§ EXERCISE DATA
━━━━━━

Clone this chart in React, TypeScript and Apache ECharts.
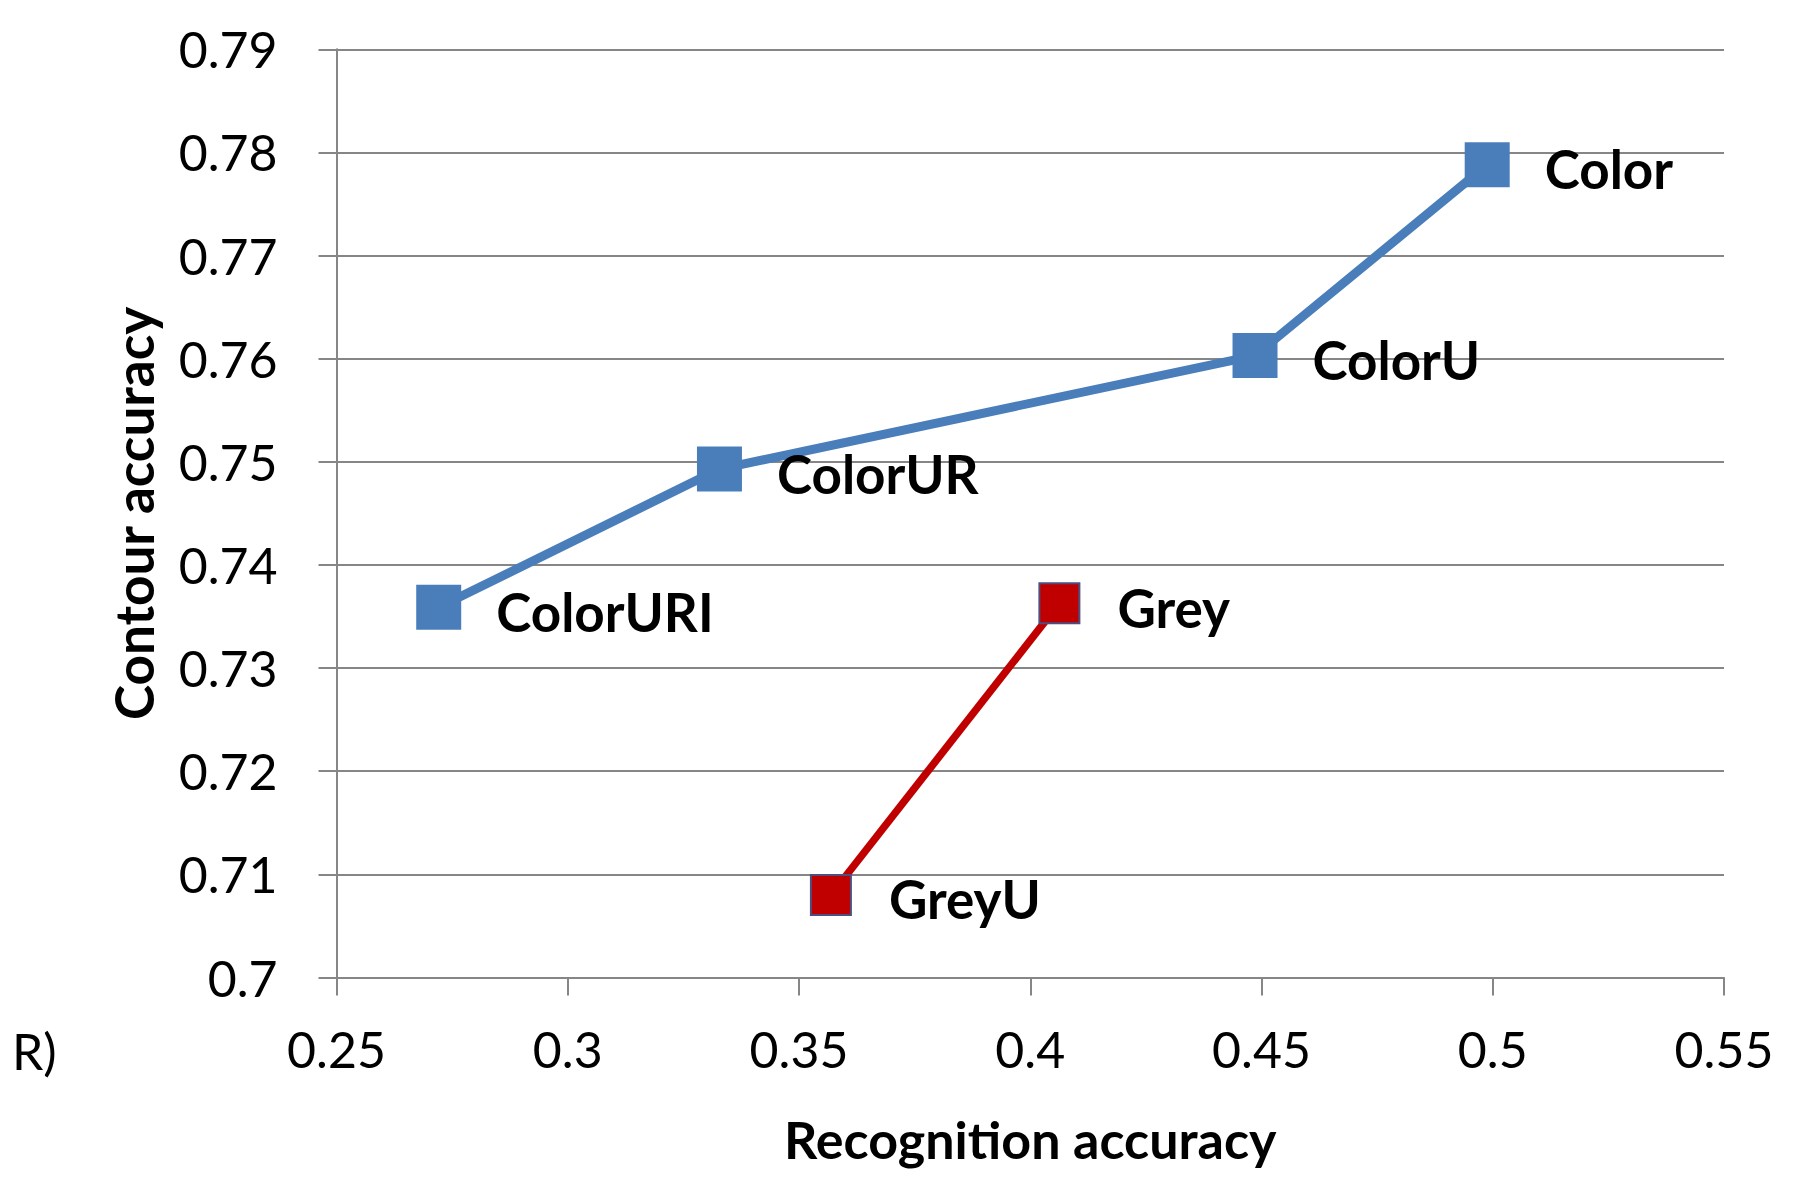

━━━━━━

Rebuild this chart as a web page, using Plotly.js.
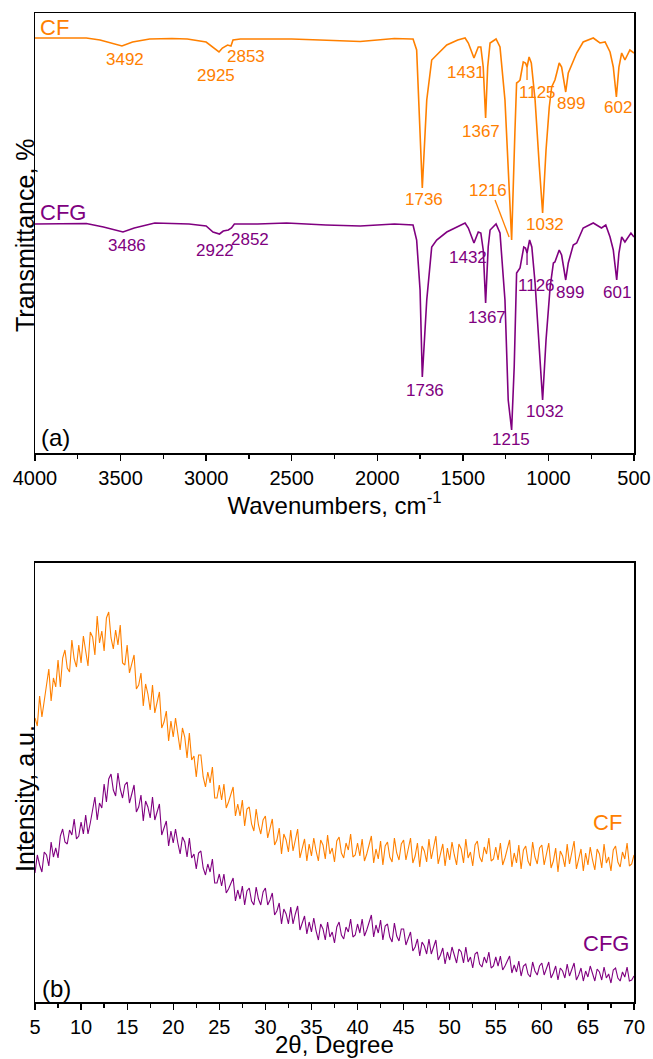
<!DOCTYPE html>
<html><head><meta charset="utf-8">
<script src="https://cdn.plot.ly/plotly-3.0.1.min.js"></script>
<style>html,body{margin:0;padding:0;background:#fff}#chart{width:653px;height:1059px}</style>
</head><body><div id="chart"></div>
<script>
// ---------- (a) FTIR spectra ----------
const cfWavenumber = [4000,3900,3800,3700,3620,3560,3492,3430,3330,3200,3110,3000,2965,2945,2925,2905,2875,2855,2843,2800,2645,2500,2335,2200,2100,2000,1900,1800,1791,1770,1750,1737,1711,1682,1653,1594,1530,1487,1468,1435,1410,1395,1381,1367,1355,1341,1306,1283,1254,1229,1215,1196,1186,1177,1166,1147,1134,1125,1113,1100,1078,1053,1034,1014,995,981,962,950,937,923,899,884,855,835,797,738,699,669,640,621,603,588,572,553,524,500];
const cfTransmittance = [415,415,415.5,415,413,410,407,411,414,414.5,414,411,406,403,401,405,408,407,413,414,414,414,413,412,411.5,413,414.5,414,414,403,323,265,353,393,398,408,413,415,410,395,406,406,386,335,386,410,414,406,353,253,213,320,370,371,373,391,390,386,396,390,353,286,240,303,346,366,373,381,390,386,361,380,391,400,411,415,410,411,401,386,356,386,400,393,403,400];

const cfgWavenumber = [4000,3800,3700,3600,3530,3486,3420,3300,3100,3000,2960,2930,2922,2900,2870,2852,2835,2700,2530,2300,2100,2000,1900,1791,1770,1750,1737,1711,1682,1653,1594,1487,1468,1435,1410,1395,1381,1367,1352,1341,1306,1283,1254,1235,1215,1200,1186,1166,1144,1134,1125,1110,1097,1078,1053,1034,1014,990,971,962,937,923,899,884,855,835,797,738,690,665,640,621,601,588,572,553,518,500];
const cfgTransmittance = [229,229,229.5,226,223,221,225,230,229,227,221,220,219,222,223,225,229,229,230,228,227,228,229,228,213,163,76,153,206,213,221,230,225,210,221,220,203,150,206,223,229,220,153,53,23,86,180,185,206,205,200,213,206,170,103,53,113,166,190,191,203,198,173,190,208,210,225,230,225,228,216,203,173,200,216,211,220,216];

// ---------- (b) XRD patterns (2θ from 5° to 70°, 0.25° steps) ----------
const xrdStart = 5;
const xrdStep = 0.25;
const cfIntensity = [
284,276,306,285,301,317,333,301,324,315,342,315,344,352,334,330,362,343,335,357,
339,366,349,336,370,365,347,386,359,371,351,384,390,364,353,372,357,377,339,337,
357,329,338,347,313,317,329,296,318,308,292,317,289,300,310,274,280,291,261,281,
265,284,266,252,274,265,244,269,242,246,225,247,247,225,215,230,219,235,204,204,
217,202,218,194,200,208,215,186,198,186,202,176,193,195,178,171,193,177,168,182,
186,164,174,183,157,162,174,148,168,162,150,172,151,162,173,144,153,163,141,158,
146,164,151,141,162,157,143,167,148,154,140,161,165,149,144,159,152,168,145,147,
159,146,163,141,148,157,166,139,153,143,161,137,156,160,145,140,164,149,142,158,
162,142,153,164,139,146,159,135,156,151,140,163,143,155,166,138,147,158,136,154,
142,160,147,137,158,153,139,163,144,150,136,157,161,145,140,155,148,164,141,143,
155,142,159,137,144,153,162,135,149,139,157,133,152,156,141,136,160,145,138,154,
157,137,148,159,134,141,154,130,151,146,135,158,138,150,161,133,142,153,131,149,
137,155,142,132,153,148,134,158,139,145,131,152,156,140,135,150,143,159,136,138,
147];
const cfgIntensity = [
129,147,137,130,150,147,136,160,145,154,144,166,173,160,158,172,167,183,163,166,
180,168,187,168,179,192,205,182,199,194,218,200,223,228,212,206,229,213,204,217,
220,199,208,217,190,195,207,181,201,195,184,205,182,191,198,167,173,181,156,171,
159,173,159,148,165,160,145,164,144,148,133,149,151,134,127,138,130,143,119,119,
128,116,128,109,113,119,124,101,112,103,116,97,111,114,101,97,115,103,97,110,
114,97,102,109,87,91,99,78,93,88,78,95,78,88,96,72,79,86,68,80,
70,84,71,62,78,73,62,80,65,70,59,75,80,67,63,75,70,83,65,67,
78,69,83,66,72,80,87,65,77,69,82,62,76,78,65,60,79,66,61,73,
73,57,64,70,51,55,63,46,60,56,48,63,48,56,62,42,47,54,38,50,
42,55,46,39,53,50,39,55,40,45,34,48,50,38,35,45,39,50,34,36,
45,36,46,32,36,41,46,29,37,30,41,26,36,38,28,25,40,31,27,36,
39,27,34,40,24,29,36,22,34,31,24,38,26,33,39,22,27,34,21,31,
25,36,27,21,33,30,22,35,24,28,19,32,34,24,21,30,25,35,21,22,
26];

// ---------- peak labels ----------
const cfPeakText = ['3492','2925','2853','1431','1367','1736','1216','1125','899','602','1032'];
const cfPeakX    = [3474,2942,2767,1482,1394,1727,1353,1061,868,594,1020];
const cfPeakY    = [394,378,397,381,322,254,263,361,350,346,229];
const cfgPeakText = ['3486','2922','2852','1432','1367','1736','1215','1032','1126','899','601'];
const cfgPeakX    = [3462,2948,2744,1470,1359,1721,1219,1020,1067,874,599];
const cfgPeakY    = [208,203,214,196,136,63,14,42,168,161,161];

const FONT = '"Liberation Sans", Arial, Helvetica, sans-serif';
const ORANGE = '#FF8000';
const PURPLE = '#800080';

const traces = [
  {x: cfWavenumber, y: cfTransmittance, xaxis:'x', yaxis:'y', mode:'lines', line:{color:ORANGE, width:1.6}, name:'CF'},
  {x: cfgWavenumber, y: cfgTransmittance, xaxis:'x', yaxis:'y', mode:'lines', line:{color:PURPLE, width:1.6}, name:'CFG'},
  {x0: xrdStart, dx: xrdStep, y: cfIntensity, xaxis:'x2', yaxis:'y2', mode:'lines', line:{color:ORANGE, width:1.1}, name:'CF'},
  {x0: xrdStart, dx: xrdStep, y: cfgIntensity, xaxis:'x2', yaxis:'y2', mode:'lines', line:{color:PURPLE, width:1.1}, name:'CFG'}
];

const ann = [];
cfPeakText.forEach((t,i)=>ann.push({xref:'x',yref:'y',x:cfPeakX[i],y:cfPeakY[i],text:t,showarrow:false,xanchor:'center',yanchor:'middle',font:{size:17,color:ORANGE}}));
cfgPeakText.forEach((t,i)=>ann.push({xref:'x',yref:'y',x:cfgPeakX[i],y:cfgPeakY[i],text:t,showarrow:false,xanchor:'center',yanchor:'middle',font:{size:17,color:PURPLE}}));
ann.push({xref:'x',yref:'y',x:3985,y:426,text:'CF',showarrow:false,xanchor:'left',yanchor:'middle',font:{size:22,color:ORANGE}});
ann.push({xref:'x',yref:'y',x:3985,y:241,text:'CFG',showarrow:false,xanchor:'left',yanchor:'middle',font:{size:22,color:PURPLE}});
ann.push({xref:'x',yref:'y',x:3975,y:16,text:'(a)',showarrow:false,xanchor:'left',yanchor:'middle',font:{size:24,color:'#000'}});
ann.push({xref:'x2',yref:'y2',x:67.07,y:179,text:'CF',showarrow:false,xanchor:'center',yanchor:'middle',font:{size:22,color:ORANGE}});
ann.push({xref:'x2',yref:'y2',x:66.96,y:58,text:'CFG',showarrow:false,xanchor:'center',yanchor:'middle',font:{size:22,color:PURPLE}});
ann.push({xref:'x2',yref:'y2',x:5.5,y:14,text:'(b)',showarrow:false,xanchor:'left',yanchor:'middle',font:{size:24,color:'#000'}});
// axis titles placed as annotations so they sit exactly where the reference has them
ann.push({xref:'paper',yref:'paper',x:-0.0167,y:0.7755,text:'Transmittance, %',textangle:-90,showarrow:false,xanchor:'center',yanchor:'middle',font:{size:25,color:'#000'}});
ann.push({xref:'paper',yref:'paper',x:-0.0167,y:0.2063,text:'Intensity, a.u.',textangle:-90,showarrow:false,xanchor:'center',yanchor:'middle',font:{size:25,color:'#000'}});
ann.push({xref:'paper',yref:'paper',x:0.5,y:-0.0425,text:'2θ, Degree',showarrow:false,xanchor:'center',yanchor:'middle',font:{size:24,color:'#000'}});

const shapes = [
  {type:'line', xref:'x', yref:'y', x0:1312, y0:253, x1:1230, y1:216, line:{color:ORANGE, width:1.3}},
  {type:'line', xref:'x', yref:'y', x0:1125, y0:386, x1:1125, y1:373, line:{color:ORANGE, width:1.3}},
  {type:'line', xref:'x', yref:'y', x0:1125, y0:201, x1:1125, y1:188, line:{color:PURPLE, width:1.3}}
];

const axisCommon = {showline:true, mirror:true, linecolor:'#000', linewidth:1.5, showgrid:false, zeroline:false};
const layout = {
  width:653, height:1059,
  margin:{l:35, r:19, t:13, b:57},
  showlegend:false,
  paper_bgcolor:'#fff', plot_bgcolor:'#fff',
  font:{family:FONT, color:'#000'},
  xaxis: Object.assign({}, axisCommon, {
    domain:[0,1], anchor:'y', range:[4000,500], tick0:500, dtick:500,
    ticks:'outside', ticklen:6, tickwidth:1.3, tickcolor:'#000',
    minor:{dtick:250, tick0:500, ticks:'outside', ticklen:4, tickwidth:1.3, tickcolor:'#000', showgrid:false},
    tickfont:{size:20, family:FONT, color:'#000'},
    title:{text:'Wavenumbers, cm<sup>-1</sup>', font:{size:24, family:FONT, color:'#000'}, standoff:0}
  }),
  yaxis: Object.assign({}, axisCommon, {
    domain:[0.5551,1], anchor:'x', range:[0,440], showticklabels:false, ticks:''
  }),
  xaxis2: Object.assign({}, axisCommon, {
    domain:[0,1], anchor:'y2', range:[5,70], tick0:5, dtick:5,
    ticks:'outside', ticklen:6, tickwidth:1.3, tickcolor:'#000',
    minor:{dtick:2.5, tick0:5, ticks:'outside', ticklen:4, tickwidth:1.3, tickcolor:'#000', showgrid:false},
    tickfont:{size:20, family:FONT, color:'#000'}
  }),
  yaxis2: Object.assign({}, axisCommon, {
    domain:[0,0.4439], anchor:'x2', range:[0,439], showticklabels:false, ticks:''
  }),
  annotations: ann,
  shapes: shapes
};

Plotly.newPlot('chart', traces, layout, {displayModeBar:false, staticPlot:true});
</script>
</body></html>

━━━━━━

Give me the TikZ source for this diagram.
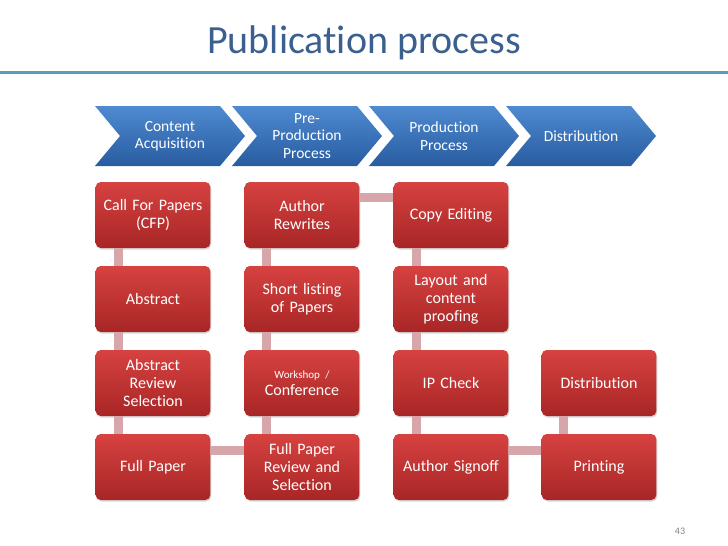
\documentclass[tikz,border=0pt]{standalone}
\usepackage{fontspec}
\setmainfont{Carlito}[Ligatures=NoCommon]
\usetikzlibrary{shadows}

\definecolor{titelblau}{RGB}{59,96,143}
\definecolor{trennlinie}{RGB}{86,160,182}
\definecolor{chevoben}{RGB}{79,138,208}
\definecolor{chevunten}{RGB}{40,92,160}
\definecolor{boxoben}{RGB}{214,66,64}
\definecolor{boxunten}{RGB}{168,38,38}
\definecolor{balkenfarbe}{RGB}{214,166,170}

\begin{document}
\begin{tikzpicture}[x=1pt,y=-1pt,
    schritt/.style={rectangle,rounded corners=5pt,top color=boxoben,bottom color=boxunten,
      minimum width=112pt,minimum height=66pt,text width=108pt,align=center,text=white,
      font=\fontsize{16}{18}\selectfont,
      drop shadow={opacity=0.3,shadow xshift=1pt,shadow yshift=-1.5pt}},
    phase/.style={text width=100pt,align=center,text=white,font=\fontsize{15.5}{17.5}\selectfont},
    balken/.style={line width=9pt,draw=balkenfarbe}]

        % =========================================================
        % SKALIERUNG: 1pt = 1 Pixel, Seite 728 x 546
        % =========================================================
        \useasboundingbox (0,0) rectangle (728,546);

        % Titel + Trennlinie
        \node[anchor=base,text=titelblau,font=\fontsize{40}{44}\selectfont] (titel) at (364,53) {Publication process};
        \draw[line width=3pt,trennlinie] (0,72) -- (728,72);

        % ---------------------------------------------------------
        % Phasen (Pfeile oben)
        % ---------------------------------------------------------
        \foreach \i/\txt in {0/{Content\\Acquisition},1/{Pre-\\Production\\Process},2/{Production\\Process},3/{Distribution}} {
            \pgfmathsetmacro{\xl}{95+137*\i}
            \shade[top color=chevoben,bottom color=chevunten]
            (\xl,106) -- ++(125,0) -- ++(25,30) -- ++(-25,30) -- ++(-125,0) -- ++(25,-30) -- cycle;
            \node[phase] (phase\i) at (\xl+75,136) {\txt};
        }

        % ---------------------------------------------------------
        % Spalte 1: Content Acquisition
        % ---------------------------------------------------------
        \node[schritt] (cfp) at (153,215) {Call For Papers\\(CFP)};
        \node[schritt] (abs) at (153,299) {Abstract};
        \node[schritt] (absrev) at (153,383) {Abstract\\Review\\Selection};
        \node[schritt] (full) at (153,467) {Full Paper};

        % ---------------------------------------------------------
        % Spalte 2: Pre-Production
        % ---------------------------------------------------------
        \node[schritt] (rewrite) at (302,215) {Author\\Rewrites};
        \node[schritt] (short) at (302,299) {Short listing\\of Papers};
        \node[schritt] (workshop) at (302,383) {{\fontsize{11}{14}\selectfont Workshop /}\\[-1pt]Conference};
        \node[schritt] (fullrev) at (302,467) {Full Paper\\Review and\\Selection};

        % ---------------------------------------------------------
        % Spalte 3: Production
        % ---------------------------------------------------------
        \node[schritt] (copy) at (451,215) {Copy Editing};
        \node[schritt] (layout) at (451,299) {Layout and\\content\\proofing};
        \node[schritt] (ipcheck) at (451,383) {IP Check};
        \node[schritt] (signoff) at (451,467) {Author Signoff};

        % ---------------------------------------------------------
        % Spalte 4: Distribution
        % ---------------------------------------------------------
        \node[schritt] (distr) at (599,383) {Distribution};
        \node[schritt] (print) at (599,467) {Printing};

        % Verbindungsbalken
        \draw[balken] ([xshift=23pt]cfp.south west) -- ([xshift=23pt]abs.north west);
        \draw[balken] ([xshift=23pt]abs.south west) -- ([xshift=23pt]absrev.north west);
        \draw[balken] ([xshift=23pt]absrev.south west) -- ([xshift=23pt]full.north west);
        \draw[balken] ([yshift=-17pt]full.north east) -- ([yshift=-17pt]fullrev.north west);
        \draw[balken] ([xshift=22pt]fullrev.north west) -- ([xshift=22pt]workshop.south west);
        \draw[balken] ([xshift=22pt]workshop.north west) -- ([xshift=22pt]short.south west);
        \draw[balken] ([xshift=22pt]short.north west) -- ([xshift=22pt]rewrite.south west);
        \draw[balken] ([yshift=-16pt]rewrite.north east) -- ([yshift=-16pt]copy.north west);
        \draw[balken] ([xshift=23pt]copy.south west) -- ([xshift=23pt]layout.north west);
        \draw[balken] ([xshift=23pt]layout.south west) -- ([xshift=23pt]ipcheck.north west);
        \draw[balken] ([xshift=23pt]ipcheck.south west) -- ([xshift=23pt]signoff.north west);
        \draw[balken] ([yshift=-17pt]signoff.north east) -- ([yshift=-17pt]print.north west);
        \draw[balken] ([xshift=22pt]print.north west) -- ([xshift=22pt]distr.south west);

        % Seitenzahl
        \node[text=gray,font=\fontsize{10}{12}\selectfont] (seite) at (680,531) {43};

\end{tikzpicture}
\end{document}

━━━━━━

§ TASK BRIEF
Check each line above for the word "this", and copy the lines where it appears.

§ WORKED SOLUTION
Clone this chart in React, TypeScript and Apache ECharts.
Rebuild this chart as a web page, using Plotly.js.
Give me the TikZ source for this diagram.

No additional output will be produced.